### WORK REQUIRED
The listing below begins with the first line you should copy; stop after the line containing "14.5, 15.5, 16.5]", and drop every picture.
Start of RECORDED DATA
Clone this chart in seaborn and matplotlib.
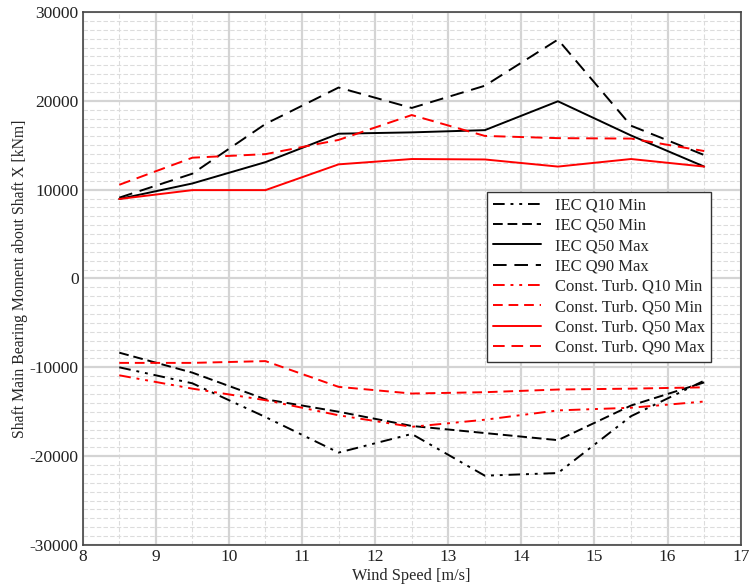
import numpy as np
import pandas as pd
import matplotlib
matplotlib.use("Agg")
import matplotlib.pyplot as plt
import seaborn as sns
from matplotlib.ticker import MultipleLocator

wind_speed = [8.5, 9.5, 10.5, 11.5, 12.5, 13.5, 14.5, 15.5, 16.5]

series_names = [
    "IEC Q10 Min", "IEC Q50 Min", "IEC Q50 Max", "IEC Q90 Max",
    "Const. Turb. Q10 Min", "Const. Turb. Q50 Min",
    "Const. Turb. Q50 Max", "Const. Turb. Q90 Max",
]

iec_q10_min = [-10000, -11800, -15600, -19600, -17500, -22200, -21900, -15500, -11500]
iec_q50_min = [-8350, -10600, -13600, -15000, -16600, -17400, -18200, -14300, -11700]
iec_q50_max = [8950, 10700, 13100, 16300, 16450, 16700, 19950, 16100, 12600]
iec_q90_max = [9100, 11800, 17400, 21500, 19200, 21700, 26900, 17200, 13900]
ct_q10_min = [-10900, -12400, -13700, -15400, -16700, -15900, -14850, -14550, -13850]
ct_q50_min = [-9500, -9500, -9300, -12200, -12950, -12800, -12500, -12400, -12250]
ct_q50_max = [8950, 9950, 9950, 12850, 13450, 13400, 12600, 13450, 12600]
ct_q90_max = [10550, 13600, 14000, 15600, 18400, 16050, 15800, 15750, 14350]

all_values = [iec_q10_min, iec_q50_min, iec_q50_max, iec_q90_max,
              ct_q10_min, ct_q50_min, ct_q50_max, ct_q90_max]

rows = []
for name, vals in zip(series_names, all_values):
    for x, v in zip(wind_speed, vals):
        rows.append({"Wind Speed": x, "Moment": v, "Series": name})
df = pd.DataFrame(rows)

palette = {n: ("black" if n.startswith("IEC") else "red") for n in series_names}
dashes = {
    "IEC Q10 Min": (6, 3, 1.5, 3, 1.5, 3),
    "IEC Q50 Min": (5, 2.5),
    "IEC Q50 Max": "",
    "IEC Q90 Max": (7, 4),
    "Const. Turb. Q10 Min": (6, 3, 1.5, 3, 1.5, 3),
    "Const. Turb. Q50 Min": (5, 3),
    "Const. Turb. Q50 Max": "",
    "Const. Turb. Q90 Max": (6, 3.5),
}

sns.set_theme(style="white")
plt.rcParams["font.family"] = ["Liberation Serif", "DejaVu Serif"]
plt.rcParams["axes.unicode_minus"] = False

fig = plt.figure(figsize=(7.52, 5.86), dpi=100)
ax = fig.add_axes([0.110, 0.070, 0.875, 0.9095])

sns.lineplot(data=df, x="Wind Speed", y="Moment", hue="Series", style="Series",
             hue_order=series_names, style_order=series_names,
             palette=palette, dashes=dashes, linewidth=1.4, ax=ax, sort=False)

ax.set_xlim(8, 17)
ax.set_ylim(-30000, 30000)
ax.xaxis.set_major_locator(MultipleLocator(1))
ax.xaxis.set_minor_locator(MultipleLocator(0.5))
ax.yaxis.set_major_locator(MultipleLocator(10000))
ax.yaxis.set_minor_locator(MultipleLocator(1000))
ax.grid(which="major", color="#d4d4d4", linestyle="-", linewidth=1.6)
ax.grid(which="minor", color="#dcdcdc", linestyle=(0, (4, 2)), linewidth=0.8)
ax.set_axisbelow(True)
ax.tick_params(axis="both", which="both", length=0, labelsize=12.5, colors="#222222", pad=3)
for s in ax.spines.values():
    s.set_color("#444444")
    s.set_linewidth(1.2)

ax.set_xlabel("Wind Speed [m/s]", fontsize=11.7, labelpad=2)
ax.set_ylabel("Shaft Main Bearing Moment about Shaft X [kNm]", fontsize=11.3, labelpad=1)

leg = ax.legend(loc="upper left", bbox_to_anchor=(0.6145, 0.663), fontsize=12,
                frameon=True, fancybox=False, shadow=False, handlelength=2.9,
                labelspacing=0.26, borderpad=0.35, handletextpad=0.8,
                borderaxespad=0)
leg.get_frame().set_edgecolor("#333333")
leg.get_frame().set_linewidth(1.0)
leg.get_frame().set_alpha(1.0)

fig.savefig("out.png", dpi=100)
End of RECORDED DATA
### SOLUTION TO THIS EXERCISE
Clone this chart in seaborn and matplotlib.
import numpy as np
import pandas as pd
import matplotlib
matplotlib.use("Agg")
import matplotlib.pyplot as plt
import seaborn as sns
from matplotlib.ticker import MultipleLocator

wind_speed = [8.5, 9.5, 10.5, 11.5, 12.5, 13.5, 14.5, 15.5, 16.5]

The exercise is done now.